Thesis - Open Access

Degree Name

Master of Science in Aerospace Engineering

Department

Aerospace Engineering

Committee Chair

Dr. Ebenezer Gnanamanickam

First Committee Member

Dr. J. Gordon Leishman

Second Committee Member

Dr. Reda Mankbadi

Abstract

Jets are seen commonly in nature and engineering and can be broadly classified into steady and unsteady jets. The study of unsteady jets has received little attention when compared to its steady counterpart. A type of unsteady jet is the turbulent puff which is a momentum driven jet in which fluid is ejected from a jet orifice intermittently. Common examples of turbulent puff like jets are coughs and volcanoes. The studies on momentum driven unsteady jets have primarily focused on single ejection events (single puffs) where an instantaneous supply of momentum drives the source fluid downstream of a nozzle. This work focuses on dual puffs in which two volumes of fluid (dual puffs), separated by a time ∆p are ejected from a jet orifice into ambient. An experimental framework to study such dual puffs with varying separation and ejected volume was built. The dual puffs studied were compared with both steady jets and single puffs. The mean velocity of these flow fields were measured using hot-wire anemometry. Complementary flow visualizations were also carried out. Dual puffs with ∆p = 0.3 s, 0.5 s, 0.7 s ans 1.79 s were considered.
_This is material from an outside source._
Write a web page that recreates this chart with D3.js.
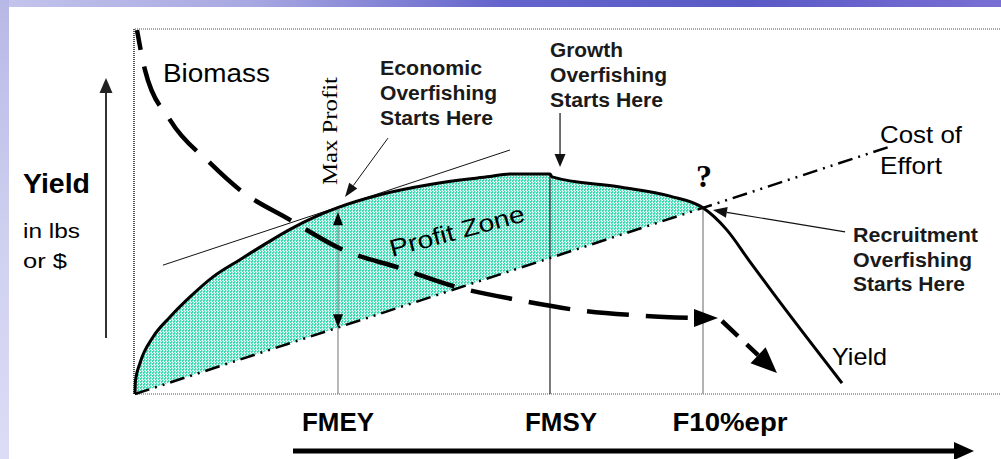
<!DOCTYPE html>
<html><head><meta charset="utf-8">
<script src="https://cdn.jsdelivr.net/npm/d3@7"></script>
<style>html,body{margin:0;padding:0;background:#fff;overflow:hidden}svg{display:block}</style>
</head><body><svg id="c" width="1001" height="459"></svg>
<script>
// ---- data (effort on x, value on y, arbitrary 0-100 units) ----
const effort   = [0, 0.06, 0.58, 2.08, 4.04, 6.35, 9.01, 12.12, 15.24, 17.90, 20.78, 23.33, 28.29, 34.06, 40.65, 43.30, 47.92, 48.15, 56.00, 61.78, 65.59, 68.36, 71.02, 73.67, 81.64];
const yieldVal = [0, 3.8, 8.5, 15.6, 21.1, 26.6, 32.1, 36.8, 41.4, 45.1, 48.5, 51.0, 54.6, 57.4, 59.5, 60.3, 60.3, 59.5, 56.7, 54.2, 51.0, 44.9, 36.2, 27.7, 3.0];
const bioEffort = [0.23, 1.15, 4.04, 8.66, 12.12, 17.90, 24.02, 30.60, 37.18, 44.11, 51.04, 57.51, 64.67, 67.32];
const bioVal    = [99.7, 88.8, 75.1, 63.3, 55.9, 47.7, 39.5, 34.5, 29.3, 25.8, 23.0, 21.6, 20.8, 20.8];
const bioDropEffort = [67.78, 74.13];
const bioDropVal    = [20.0, 5.75];
const costEffort = [0, 87.2];
const costVal    = [0, 67.8];
const tangentEffort = [3.23, 43.30];
const tangentVal    = [35.3, 66.85];
const refNames  = ["FMEY", "FMSY", "F10%epr"];
const refEffort = [23.44, 47.92, 65.59];
const maxProfitVal = [49.8, 18.3];

const svg = d3.select("#c");
const W = 1001, H = 459;
const x = d3.scaleLinear().domain([0, 100]).range([135, 1001]);
const y = d3.scaleLinear().domain([0, 100]).range([394, 29]);

// ---- background ----
const defs = svg.append("defs");
const tg = defs.append("linearGradient").attr("id","topg").attr("x1","0").attr("x2","1").attr("y1","0").attr("y2","0");
[[0,"#c4c4ec"],[0.25,"#a8a8e2"],[0.5,"#6464cc"],[0.75,"#5a5ac6"],[1,"#7a6fd4"]].forEach(s=>tg.append("stop").attr("offset",s[0]).attr("stop-color",s[1]));
const lg = defs.append("linearGradient").attr("id","leftg").attr("x1","0").attr("x2","0").attr("y1","0").attr("y2","1");
[[0,"#b8b8e6"],[0.5,"#cfcff0"],[1,"#dcdcf6"]].forEach(s=>lg.append("stop").attr("offset",s[0]).attr("stop-color",s[1]));
const pat = defs.append("pattern").attr("id","dots").attr("patternUnits","userSpaceOnUse").attr("width",3).attr("height",3);
pat.append("rect").attr("width",3).attr("height",3).attr("fill","#ffffff");
const tile = [["#3cd6b0","#a6f0e0","#3cd6b0"],["#a6f0e0","#ffffff","#48dab6"],["#3cd6b0","#a6f0e0","#ffffff"]];
tile.forEach((row,r)=>row.forEach((c,k)=>pat.append("rect").attr("x",k).attr("y",r).attr("width",1).attr("height",1).attr("fill",c)));

svg.append("rect").attr("width",W).attr("height",H).attr("fill","#fff");
svg.append("rect").attr("x",0).attr("y",0).attr("width",W).attr("height",7).attr("fill","url(#topg)");
svg.append("rect").attr("x",0).attr("y",0).attr("width",9).attr("height",H).attr("fill","url(#leftg)");

const line = d3.line().x(d=>x(d[0])).y(d=>y(d[1]));
const curve = d3.line().x(d=>x(d[0])).y(d=>y(d[1])).curve(d3.curveMonotoneX);

// ---- frame ----
svg.append("line").attr("x1",x(0)).attr("x2",W).attr("y1",y(100)).attr("y2",y(100))
  .attr("stroke","#a8a8a8").attr("stroke-width",2).attr("stroke-dasharray","1,1");
svg.append("line").attr("x1",x(0)).attr("x2",W).attr("y1",y(0)).attr("y2",y(0))
  .attr("stroke","#a8a8a8").attr("stroke-width",2).attr("stroke-dasharray","1,1");
svg.append("line").attr("x1",x(0)-1).attr("x2",x(0)-1).attr("y1",y(100)).attr("y2",y(0))
  .attr("stroke","#555").attr("stroke-width",2).attr("stroke-dasharray","1,1");

// ---- profit zone fill ----
const yieldPts = effort.map((e,i)=>[e, yieldVal[i]]);
const zonePts = yieldPts.filter(d=>d[0] <= refEffort[2] + 1e-9);
svg.append("path").attr("d", curve(zonePts) + `L${x(costEffort[0])},${y(costVal[0])}Z`)
  .attr("fill","url(#dots)");

// ---- reference verticals ----
const refColor = ["#8a8a8a","#222","#a0a0a0"];
const refW = [1.2, 1.2, 1.6];
const yieldAt = e => {
  for (let i=1;i<effort.length;i++){ if (e<=effort[i]){ const t=(e-effort[i-1])/(effort[i]-effort[i-1]); return yieldVal[i-1]+t*(yieldVal[i]-yieldVal[i-1]); } }
  return 0; };
refEffort.forEach((e,i)=>{
  svg.append("line").attr("x1",x(e)).attr("x2",x(e)).attr("y1",y(0)).attr("y2",y(yieldAt(e)))
    .attr("stroke",refColor[i]).attr("stroke-width",refW[i]);
});

// ---- tangent ----
svg.append("path").attr("d", line(tangentEffort.map((e,i)=>[e,tangentVal[i]])))
  .attr("fill","none").attr("stroke","#111").attr("stroke-width",1);

// ---- cost of effort ----
svg.append("path").attr("d", line(costEffort.map((e,i)=>[e,costVal[i]])))
  .attr("fill","none").attr("stroke","#000").attr("stroke-width",2.5)
  .attr("stroke-dasharray","15,6,2,6,2,6");

// ---- yield curve ----
svg.append("path").attr("d", curve(yieldPts)).attr("fill","none").attr("stroke","#000").attr("stroke-width",3);

function head(tip, from, len, hw, fill){
  const dx = tip[0]-from[0], dy = tip[1]-from[1], L = Math.hypot(dx,dy);
  const ux = dx/L, uy = dy/L;
  const bx = tip[0]-ux*len, by = tip[1]-uy*len;
  svg.append("path").attr("d",`M${tip[0]},${tip[1]}L${bx-uy*hw},${by+ux*hw}L${bx+uy*hw},${by-ux*hw}Z`)
    .attr("fill",fill||"#000");
  return [bx,by];
}
function arrow(p0, p1, w, len, hw, color){
  const a=[x(p0[0]),y(p0[1])], b=[x(p1[0]),y(p1[1])];
  const base = head(b, a, len, hw, color);
  svg.append("line").attr("x1",a[0]).attr("y1",a[1]).attr("x2",base[0]).attr("y2",base[1])
    .attr("stroke",color||"#000").attr("stroke-width",w);
}

// ---- biomass ----
const bioPts = bioEffort.map((e,i)=>[e,bioVal[i]]);
const tipB = bioPts[bioPts.length-1];
svg.append("path").attr("d", curve(bioPts.slice(0,-1)))
  .attr("fill","none").attr("stroke","#000").attr("stroke-width",4.5)
  .attr("stroke-dasharray","42,17").attr("stroke-dashoffset",22);
head([x(tipB[0]),y(tipB[1])],[x(bioPts[bioPts.length-2][0]),y(bioPts[bioPts.length-2][1])],24,9);
{
  const a=[x(bioDropEffort[0]),y(bioDropVal[0])], b=[x(bioDropEffort[1]),y(bioDropVal[1])];
  const base = head(b,a,26,11);
  svg.append("line").attr("x1",a[0]).attr("y1",a[1]).attr("x2",base[0]).attr("y2",base[1])
    .attr("stroke","#000").attr("stroke-width",4.5).attr("stroke-dasharray","22,12");
}

// ---- max profit double arrow ----
{
  const xm = x(refEffort[0]);
  const t=[xm,y(maxProfitVal[0])], b=[xm,y(maxProfitVal[1])];
  head(t,b,13,5); head(b,t,13,5);
}

// ---- annotation arrows ----
arrow([29.21,70.1],[24.25,54.0],1,14,5,"#111");
arrow([49.08,77.0],[49.08,62.2],1.2,13,5.5,"#111");
arrow([82.0,44.4],[66.74,50.4],1.2,14,5.5,"#111");

// ---- axis arrows ----
svg.append("line").attr("x1",106).attr("x2",106).attr("y1",338).attr("y2",92).attr("stroke","#333").attr("stroke-width",2);
svg.append("path").attr("d","M106,78L99.5,93L112.5,93Z").attr("fill","#222");
svg.append("line").attr("x1",293).attr("x2",956).attr("y1",451).attr("y2",451).attr("stroke","#000").attr("stroke-width",5);
svg.append("path").attr("d","M974,451L954,442L954,460Z").attr("fill","#000");

// ---- text ----
function txt(s, px, py, opts){
  const t = svg.append("text").attr("x",px).attr("y",py).text(s)
    .attr("font-family", opts.family || "Liberation Sans, Arial, sans-serif")
    .attr("font-size", opts.size).attr("font-weight", opts.weight || "normal")
    .attr("fill", opts.fill || "#000");
  if (opts.anchor) t.attr("text-anchor", opts.anchor);
  if (opts.len) t.attr("textLength", opts.len).attr("lengthAdjust","spacingAndGlyphs");
  if (opts.transform) t.attr("transform", opts.transform);
  return t;
}
const ann = {size:20, weight:"bold", fill:"#1a1a1a"};
txt("Economic", 380, 75, {...ann, len:102});
txt("Overfishing", 380, 100, {...ann, len:117});
txt("Starts Here", 380, 125, {...ann, len:113});
txt("Growth", 550, 57, {...ann, len:73});
txt("Overfishing", 550, 82, {...ann, len:117});
txt("Starts Here", 550, 107, {...ann, len:113});
txt("Recruitment", 853, 242, {...ann, len:125});
txt("Overfishing", 853, 267, {...ann, len:119});
txt("Starts Here", 853, 291, {...ann, len:112});
txt("Cost of", 880, 143, {size:24, len:82});
txt("Effort", 880, 174, {size:24, len:62});
txt("Biomass", 163, 82, {size:26, len:107});
txt("Yield", 832, 365, {size:24, len:55});
txt("Yield", 23, 193, {size:27, weight:"bold", len:67});
txt("in lbs", 23, 238, {size:21, len:57});
txt("or $", 23, 268, {size:21, len:44});
txt("Profit Zone", 0, 0, {size:24, len:139, transform:"translate(392,257) rotate(-15)"});
txt("Max Profit", 0, 0, {size:22, family:"Liberation Serif, Times New Roman, serif", len:108, transform:"translate(337,185) rotate(-90)"});
txt("?", 704, 187, {size:32, weight:"bold", family:"Liberation Serif, Times New Roman, serif", anchor:"middle"});

const refDx = [0, 11, 27];
const refLen = [72, 72, 115];
refNames.forEach((n,i)=>{
  txt(n, x(refEffort[i]) + refDx[i], 431, {size:26, weight:"bold", anchor:"middle", len:refLen[i]});
});
</script></body></html>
It was determined that for short time separations ∆pVj/d = 430, the dual puffs persisted for longer distances when compared to a single puff or dual puffs with larger time separation (∆pVj/d = 1540). Here Vj is the maximum jet exit velocity and the d the diameter of the jet orifice. However, at large time separation (∆pVj/d = 1540) the dual puffs expanded considerably more rapidly than dual puffs with smaller separation or single puffs. This indicates that the dual puff studied can be classified into two categories based on the time separation between the puffs. These observations are of an integral nature and a more detailed analysis of the flow field using advanced techniques as particle image velocimetry (PIV) are recommended to establish the precise flow physics leading to this behavior.